Erdheim labels her middle-class Jewish mother’s communist leanings as 'crazy ideas’, but she has also been influenced by them. ‘As a child, I went to the Young Guards camp where we sang battle songs, had five meals a day – it shaped me socially’, admits Erdheim. The author’s interest in Jewish history runs throughout her works. In Längst nicht mehr koscher (No Longer Kosher), she followed the trail of her family’s emigration from Galicia. It’s a story of her forefather Moses Hersch, his wife Esther and their Jewish family of five sons. They ran an oil refinery, mine and a brewery. Four of the five sons moved to Vienna at the end of the 19th century, including businessman Oskar Erdheim, Claudia Erdheim’s grandfather.

 

Oskar Erdheim was the original owner of the house where the author grew up and where she still resides. The family fell victim to National Socialism; it was miraculous that Claudia’s mother Tea survived in Vienna. Erdheim researched her family history for four years. She uncovered photographs from Galicia – which she turned into an illustrated book titled Das Stetl (The Shtetl) – and found school books from her grandfather and great uncle in the Austrian National Library. She also learnt Polish, studied old Hebraic newspapers and found her mother’s diaries. This research serves as the basis for Universum History, a feature on the Erdheim family that is scheduled to begin filming in June.

 

Claudia Erdheim loves travelling, especially alone. She gladly lingers abroad for lengths of time, getting to know the people and souls of different places. ‘I think my literary talent lies in transposing tragic situations into comic ones’, says Erdheim. ‘Oftentimes, I find things amusing when others don’t.’

 

As she speaks, Erdheim is sitting at the same table that she must have sat with her sister and mother late into the night. The so-called Bassena house has since been renovated – this process was also featured in a book, Die Realitätenbesitzerin (The Owner of Reality). She still has many pieces of her grandparent’s furniture; her favourite place to spend time is the conservatory featuring Art Nouveau windows.

 

When her sister suggested they sell the house following their mother’s death, she nearly went mad, says Erdheim with a smile.
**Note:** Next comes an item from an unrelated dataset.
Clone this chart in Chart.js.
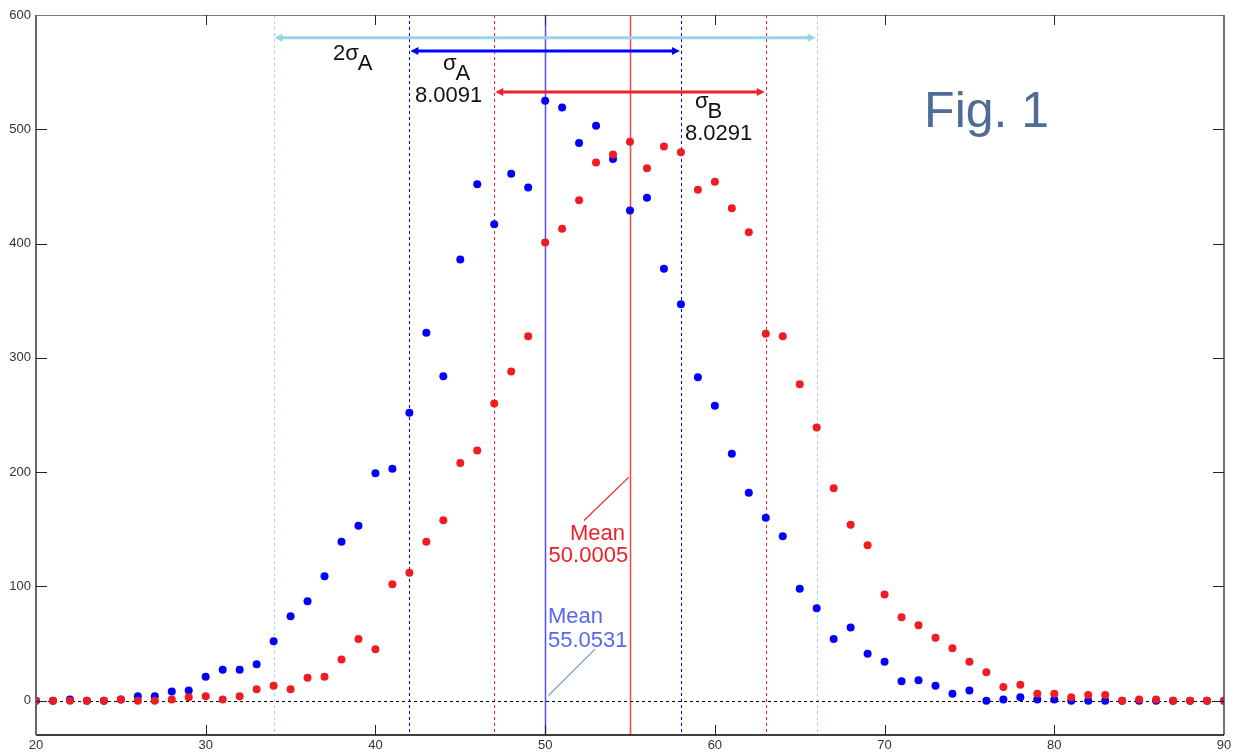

She had just finished an article about the absurdities that took place at Taborstrasse 21A, where Jewish residents were deported from 1938 onwards. Nazis moved into the vacated apartments, but were forced to return the properties to their original owners in 1945. However, once the relevant law expired in 1955, the victims had to move out once again and hand their apartments back to the former National Socialists.